Je suis une femme féministe, qui a milité dans une association LGBTQI+, qui a été hôtesse d’accueil à la Défense, qui a créé, dirigé puis fermé son entreprise, qui adore l’école, qui aime beaucoup parler en public et former les gens, qui coache d’autres femmes.

Récemment, j’ai réfléchi à la notion de syndrome d’imposture et j’ai décidé de bannir cette expression de mon vocabulaire. Il y a plein de raisons que je pourrais invoquer pour délégitimer ma position : que je ne suis pas linguiste ou que je n’ai jamais été créa dans une agence de com.

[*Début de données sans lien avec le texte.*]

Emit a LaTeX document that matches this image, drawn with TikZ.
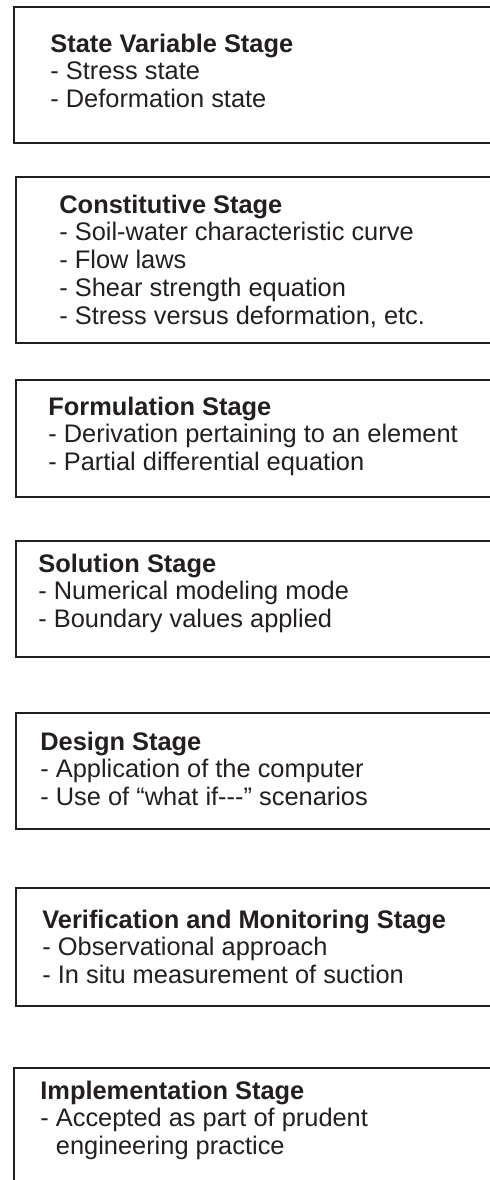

Mais il y a quelques temps j’ai entendu Aurélien Barrau, astrophysicien et philosophe, parler de sa propre légitimité à s’exprimer sur les questions écologiques, dont il n’est a priori pas expert sur le papier. Aux critiques qui cherchent à déligitimer son discours, donc, il répond simplement : “Mais je m’en fous, je sais que ce que je dis est intéressant”. Et j’ai décidé que pour moi, c’est pareil.

J’ai même envie de dire que c’est parce que je ne suis pas linguiste que ce que j’écris est intéressant : parce que c’est ancré dans le concret de mon quotidien, parce que c’est dit avec des mots accessibles (en tout cas, j’espère). Et que c’est nourri par mes expériences personnelles et professionnelles : j’ai travaillé dans la musique, dans la mode, dans les médias, chez Google, en tant que coach, productrice évènementielle, j’ai travaillé avec des bouts de ficelles et des moyens dispendieux, je suis retournée deux fois me former pour compléter ma formation initiale en sciences politiques.

Aujourd’hui, tout ça s’articule, les points se relient, et je donne du sens à mon parcours sur le vaste terrain de jeu du langage inclusif avec re·wor·l·ding, qui se veut à la fois un espace pédagogique de création de contenu accessible à toutes et à tous, et un véhicule pour faire de la formation et du conseil en communication inclusive dans les entreprises, ainsi que du coaching en management et leadership inclusif.